— Start of Collected material —
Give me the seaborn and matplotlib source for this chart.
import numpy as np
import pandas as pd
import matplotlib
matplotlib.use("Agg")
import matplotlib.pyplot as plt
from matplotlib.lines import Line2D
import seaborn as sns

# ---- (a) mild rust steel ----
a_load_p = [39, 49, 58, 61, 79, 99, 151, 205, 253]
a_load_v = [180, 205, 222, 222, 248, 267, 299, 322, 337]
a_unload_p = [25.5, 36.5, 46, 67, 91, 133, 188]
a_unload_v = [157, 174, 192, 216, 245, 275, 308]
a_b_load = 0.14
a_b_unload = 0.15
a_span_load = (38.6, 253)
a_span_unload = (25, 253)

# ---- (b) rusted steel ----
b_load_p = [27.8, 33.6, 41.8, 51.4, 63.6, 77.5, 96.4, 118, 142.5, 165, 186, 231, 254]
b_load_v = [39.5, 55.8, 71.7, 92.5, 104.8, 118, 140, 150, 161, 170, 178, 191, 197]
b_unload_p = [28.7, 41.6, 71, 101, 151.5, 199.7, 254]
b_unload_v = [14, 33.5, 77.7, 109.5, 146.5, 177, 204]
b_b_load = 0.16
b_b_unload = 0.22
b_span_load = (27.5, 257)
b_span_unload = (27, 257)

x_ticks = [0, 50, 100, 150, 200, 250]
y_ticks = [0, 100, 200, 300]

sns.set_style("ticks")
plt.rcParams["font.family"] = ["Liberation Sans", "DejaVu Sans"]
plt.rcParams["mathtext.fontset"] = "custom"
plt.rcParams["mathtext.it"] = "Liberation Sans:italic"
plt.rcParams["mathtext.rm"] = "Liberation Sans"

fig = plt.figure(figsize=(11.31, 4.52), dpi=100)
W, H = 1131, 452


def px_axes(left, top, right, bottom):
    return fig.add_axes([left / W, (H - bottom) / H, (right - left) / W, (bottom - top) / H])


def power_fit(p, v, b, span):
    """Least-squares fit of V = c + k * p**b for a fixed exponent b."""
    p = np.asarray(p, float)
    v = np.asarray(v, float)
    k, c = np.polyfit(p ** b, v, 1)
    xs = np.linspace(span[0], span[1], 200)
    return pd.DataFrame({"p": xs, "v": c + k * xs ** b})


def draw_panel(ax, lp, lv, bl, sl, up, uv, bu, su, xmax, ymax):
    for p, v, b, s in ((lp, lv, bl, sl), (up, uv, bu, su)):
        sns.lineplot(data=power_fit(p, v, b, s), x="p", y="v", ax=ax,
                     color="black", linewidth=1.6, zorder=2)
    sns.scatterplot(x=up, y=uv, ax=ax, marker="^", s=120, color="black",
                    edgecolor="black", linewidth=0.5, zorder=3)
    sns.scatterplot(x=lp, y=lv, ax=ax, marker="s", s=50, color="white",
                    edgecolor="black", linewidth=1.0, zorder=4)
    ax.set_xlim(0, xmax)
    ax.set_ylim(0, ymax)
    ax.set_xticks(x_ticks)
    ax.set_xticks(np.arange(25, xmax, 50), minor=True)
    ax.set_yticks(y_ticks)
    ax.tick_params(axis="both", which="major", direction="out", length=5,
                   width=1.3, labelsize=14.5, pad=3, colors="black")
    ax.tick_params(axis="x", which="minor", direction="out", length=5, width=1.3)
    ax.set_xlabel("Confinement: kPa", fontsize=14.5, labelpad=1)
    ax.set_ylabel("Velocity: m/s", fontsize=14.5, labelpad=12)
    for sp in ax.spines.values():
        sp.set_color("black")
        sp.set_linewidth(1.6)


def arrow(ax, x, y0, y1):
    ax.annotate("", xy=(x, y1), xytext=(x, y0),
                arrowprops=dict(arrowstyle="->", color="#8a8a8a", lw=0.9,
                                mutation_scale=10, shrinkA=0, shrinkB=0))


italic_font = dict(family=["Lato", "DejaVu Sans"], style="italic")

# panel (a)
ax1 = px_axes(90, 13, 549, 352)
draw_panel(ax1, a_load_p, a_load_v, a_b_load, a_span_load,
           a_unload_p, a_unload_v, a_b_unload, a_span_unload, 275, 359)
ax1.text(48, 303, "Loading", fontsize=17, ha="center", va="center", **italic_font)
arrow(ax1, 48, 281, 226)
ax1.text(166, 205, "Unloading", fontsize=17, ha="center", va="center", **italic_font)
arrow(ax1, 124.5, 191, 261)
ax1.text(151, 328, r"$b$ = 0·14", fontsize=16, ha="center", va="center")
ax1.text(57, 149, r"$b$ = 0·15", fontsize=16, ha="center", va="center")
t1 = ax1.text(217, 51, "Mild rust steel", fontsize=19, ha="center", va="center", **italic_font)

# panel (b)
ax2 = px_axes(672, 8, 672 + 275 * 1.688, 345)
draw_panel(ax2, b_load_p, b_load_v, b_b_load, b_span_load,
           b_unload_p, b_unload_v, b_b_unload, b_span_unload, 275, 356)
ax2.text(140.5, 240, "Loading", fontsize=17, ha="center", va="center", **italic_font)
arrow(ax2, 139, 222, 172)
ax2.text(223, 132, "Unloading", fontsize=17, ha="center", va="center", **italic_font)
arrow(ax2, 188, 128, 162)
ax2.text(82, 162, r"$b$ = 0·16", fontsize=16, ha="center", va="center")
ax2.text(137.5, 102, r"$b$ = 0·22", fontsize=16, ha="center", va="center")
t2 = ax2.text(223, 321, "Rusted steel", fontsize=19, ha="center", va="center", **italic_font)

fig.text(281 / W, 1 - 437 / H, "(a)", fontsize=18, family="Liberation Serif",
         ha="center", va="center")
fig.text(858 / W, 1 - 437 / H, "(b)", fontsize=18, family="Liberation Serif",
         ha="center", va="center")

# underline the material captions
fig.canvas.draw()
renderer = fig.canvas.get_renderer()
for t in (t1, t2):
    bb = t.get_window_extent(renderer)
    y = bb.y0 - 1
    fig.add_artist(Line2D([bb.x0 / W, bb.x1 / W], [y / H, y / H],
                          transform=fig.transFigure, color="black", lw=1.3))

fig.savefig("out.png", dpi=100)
— End of Collected material —
Print the listing above in full, exactly as it is.

Give me the seaborn and matplotlib source for this chart.
import numpy as np
import pandas as pd
import matplotlib
matplotlib.use("Agg")
import matplotlib.pyplot as plt
from matplotlib.lines import Line2D
import seaborn as sns

# ---- (a) mild rust steel ----
a_load_p = [39, 49, 58, 61, 79, 99, 151, 205, 253]
a_load_v = [180, 205, 222, 222, 248, 267, 299, 322, 337]
a_unload_p = [25.5, 36.5, 46, 67, 91, 133, 188]
a_unload_v = [157, 174, 192, 216, 245, 275, 308]
a_b_load = 0.14
a_b_unload = 0.15
a_span_load = (38.6, 253)
a_span_unload = (25, 253)

# ---- (b) rusted steel ----
b_load_p = [27.8, 33.6, 41.8, 51.4, 63.6, 77.5, 96.4, 118, 142.5, 165, 186, 231, 254]
b_load_v = [39.5, 55.8, 71.7, 92.5, 104.8, 118, 140, 150, 161, 170, 178, 191, 197]
b_unload_p = [28.7, 41.6, 71, 101, 151.5, 199.7, 254]
b_unload_v = [14, 33.5, 77.7, 109.5, 146.5, 177, 204]
b_b_load = 0.16
b_b_unload = 0.22
b_span_load = (27.5, 257)
b_span_unload = (27, 257)

x_ticks = [0, 50, 100, 150, 200, 250]
y_ticks = [0, 100, 200, 300]

sns.set_style("ticks")
plt.rcParams["font.family"] = ["Liberation Sans", "DejaVu Sans"]
plt.rcParams["mathtext.fontset"] = "custom"
plt.rcParams["mathtext.it"] = "Liberation Sans:italic"
plt.rcParams["mathtext.rm"] = "Liberation Sans"

fig = plt.figure(figsize=(11.31, 4.52), dpi=100)
W, H = 1131, 452


def px_axes(left, top, right, bottom):
    return fig.add_axes([left / W, (H - bottom) / H, (right - left) / W, (bottom - top) / H])


def power_fit(p, v, b, span):
    """Least-squares fit of V = c + k * p**b for a fixed exponent b."""
    p = np.asarray(p, float)
    v = np.asarray(v, float)
    k, c = np.polyfit(p ** b, v, 1)
    xs = np.linspace(span[0], span[1], 200)
    return pd.DataFrame({"p": xs, "v": c + k * xs ** b})


def draw_panel(ax, lp, lv, bl, sl, up, uv, bu, su, xmax, ymax):
    for p, v, b, s in ((lp, lv, bl, sl), (up, uv, bu, su)):
        sns.lineplot(data=power_fit(p, v, b, s), x="p", y="v", ax=ax,
                     color="black", linewidth=1.6, zorder=2)
    sns.scatterplot(x=up, y=uv, ax=ax, marker="^", s=120, color="black",
                    edgecolor="black", linewidth=0.5, zorder=3)
    sns.scatterplot(x=lp, y=lv, ax=ax, marker="s", s=50, color="white",
                    edgecolor="black", linewidth=1.0, zorder=4)
    ax.set_xlim(0, xmax)
    ax.set_ylim(0, ymax)
    ax.set_xticks(x_ticks)
    ax.set_xticks(np.arange(25, xmax, 50), minor=True)
    ax.set_yticks(y_ticks)
    ax.tick_params(axis="both", which="major", direction="out", length=5,
                   width=1.3, labelsize=14.5, pad=3, colors="black")
    ax.tick_params(axis="x", which="minor", direction="out", length=5, width=1.3)
    ax.set_xlabel("Confinement: kPa", fontsize=14.5, labelpad=1)
    ax.set_ylabel("Velocity: m/s", fontsize=14.5, labelpad=12)
    for sp in ax.spines.values():
        sp.set_color("black")
        sp.set_linewidth(1.6)


def arrow(ax, x, y0, y1):
    ax.annotate("", xy=(x, y1), xytext=(x, y0),
                arrowprops=dict(arrowstyle="->", color="#8a8a8a", lw=0.9,
                                mutation_scale=10, shrinkA=0, shrinkB=0))


italic_font = dict(family=["Lato", "DejaVu Sans"], style="italic")

# panel (a)
ax1 = px_axes(90, 13, 549, 352)
draw_panel(ax1, a_load_p, a_load_v, a_b_load, a_span_load,
           a_unload_p, a_unload_v, a_b_unload, a_span_unload, 275, 359)
ax1.text(48, 303, "Loading", fontsize=17, ha="center", va="center", **italic_font)
arrow(ax1, 48, 281, 226)
ax1.text(166, 205, "Unloading", fontsize=17, ha="center", va="center", **italic_font)
arrow(ax1, 124.5, 191, 261)
ax1.text(151, 328, r"$b$ = 0·14", fontsize=16, ha="center", va="center")
ax1.text(57, 149, r"$b$ = 0·15", fontsize=16, ha="center", va="center")
t1 = ax1.text(217, 51, "Mild rust steel", fontsize=19, ha="center", va="center", **italic_font)

# panel (b)
ax2 = px_axes(672, 8, 672 + 275 * 1.688, 345)
draw_panel(ax2, b_load_p, b_load_v, b_b_load, b_span_load,
           b_unload_p, b_unload_v, b_b_unload, b_span_unload, 275, 356)
ax2.text(140.5, 240, "Loading", fontsize=17, ha="center", va="center", **italic_font)
arrow(ax2, 139, 222, 172)
ax2.text(223, 132, "Unloading", fontsize=17, ha="center", va="center", **italic_font)
arrow(ax2, 188, 128, 162)
ax2.text(82, 162, r"$b$ = 0·16", fontsize=16, ha="center", va="center")
ax2.text(137.5, 102, r"$b$ = 0·22", fontsize=16, ha="center", va="center")
t2 = ax2.text(223, 321, "Rusted steel", fontsize=19, ha="center", va="center", **italic_font)

fig.text(281 / W, 1 - 437 / H, "(a)", fontsize=18, family="Liberation Serif",
         ha="center", va="center")
fig.text(858 / W, 1 - 437 / H, "(b)", fontsize=18, family="Liberation Serif",
         ha="center", va="center")

# underline the material captions
fig.canvas.draw()
renderer = fig.canvas.get_renderer()
for t in (t1, t2):
    bb = t.get_window_extent(renderer)
    y = bb.y0 - 1
    fig.add_artist(Line2D([bb.x0 / W, bb.x1 / W], [y / H, y / H],
                          transform=fig.transFigure, color="black", lw=1.3))

fig.savefig("out.png", dpi=100)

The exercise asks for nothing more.